Paolo Borsellino e la sua scorta esempio da non dimenticare mai! Grazie ragazzi! Siete una goccia inestimabile dell'oceano!
L'esplosione,
avvenuta in via Mariano
D'Amelio dove viveva la madre di Borsellino e dalla quale il
giudice quella domenica si era recato in visita, avvenne per mezzo di
una Fiat
126 contenente circa 100 chilogrammi di tritolo.
Secondo
gli agenti di scorta, via d'Amelio era una strada pericolosa, tanto che era
stato chiesto di procedere preventivamente ad una rimozione dei veicoli
parcheggiati davanti alla casa, richiesta però non accolta dal comune
di Palermo, come
rilasciato in una intervista alla RAI da Antonino
Caponnetto.
Oltre
a Paolo
Borsellino morirono gli agenti di scorta Agostino
Catalano (caposcorta), Emanuela
Loi (prima donna a far parte di una scorta e a cadere in
servizio), Vincenzo Li
Muli, Walter Eddie
Cosina e Claudio Traina. L'unico
sopravvissuto è Antonino Vullo, risvegliatosi in ospedale dopo l'esplosione, in
gravi condizioni. La bomba venne radiocomandata a distanza ma non è mai stata
definita l'organizzazione della strage, nonostante il giudice fosse a conoscenza
di un carico di esplosivi arrivato a Palermo appositamente per essere utilizzato
contro di lui. Si sospetta che il detonatore che
ha provocato l'esplosione sia stato azionato dal Castello Utveggio.
Dopo
l'attentato, l'"agenda
rossa" di Borsellino, agenda che il giudice portava sempre con sé e dove
annotava i dati delle indagini, non venne ritrovata. Sul luogo dell'attentato
giunse immediatamente il deputato ed ex-giudice Giuseppe
Ayala che abitava nelle vicinanze.
Frasi
di Paolo Borsellino:
Palermo
non mi piaceva, per questo ho imparato ad amarla. Perché il vero amore consiste
nell'amare ciò che non ci piace per poterlo cambiare.

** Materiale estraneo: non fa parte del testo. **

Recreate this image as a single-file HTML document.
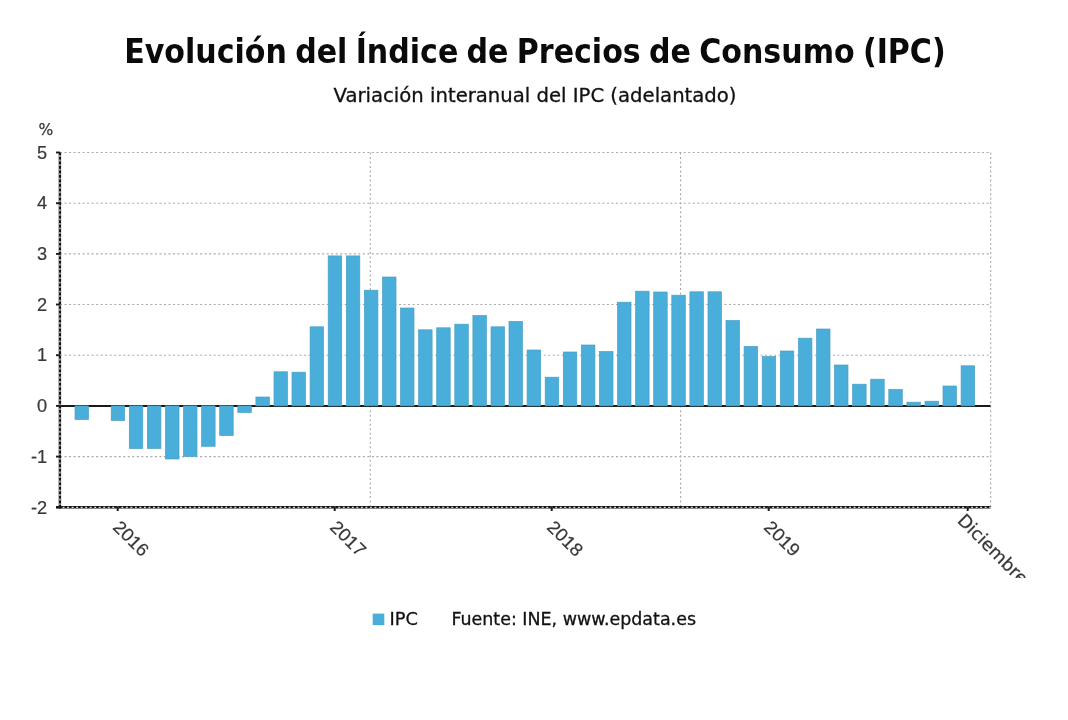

L'equivoco su cui spesso si gioca è questo: si dice quel politico era vicino ad un mafioso, quel politico è stato accusato di avere interessi convergenti con le organizzazioni mafiose, però la magistratura non lo ha condannato, quindi quel politico è un uomo onesto. E no! Questo discorso non va, perché la magistratura può fare soltanto un accertamento di carattere giudiziale, può dire: beh! Ci sono sospetti, ci sono sospetti anche gravi, ma io non ho la certezza giuridica, giudiziaria che mi consente di dire quest'uomo è mafioso. Però, siccome dalle indagini sono emersi tanti fatti del genere, altri organi, altri poteri, cioè i politici, le organizzazioni disciplinari delle varie amministrazioni, i consigli comunali o quello che sia, dovevano trarre le dovute conseguenze da certe vicinanze tra politici e mafiosi che non costituivano reato ma rendevano comunque il politico inaffidabile nella gestione della cosa pubblica. Questi giudizi non sono stati tratti perché ci si è nascosti dietro lo schermo della sentenza: questo tizio non è mai stato condannato, quindi è un uomo onesto. Ma dimmi un poco, ma tu non ne conosci di gente che è disonesta, che non è stata mai condannata perché non ci sono le prove per condannarla, però c'è il grosso sospetto che dovrebbe, quantomeno, indurre soprattutto i partiti politici a fare grossa pulizia, non soltanto essere onesti, ma apparire onesti, facendo pulizia al loro interno di tutti coloro che sono raggiunti comunque da episodi o da fatti inquietanti, anche se non costituenti reati.
Chi ha paura muore ogni giorno.
C'è un equivoco di fondo.
Si dice che il politico che ha avuto frequentazioni mafiose, se non viene giudicato colpevole dalla magistratura, è un uomo onesto.
No! La magistratura può fare solo accertamenti di carattere giudiziale. Le istituzioni hanno il dovere di estromettere gli uomini politici vicini alla mafia, per essere oneste e apparire tali.
Politica e mafia sono due poteri che vivono sul controllo dello stesso territorio, o si fanno la guerra o si mettono d'accordo.
La lotta alla mafia dev'essere innanzitutto un movimento culturale che abitui tutti a sentire la bellezza del fresco profumo della libertà che si oppone al puzzo del compromesso morale, dell'indifferenza, della contiguità e quindi della complicità.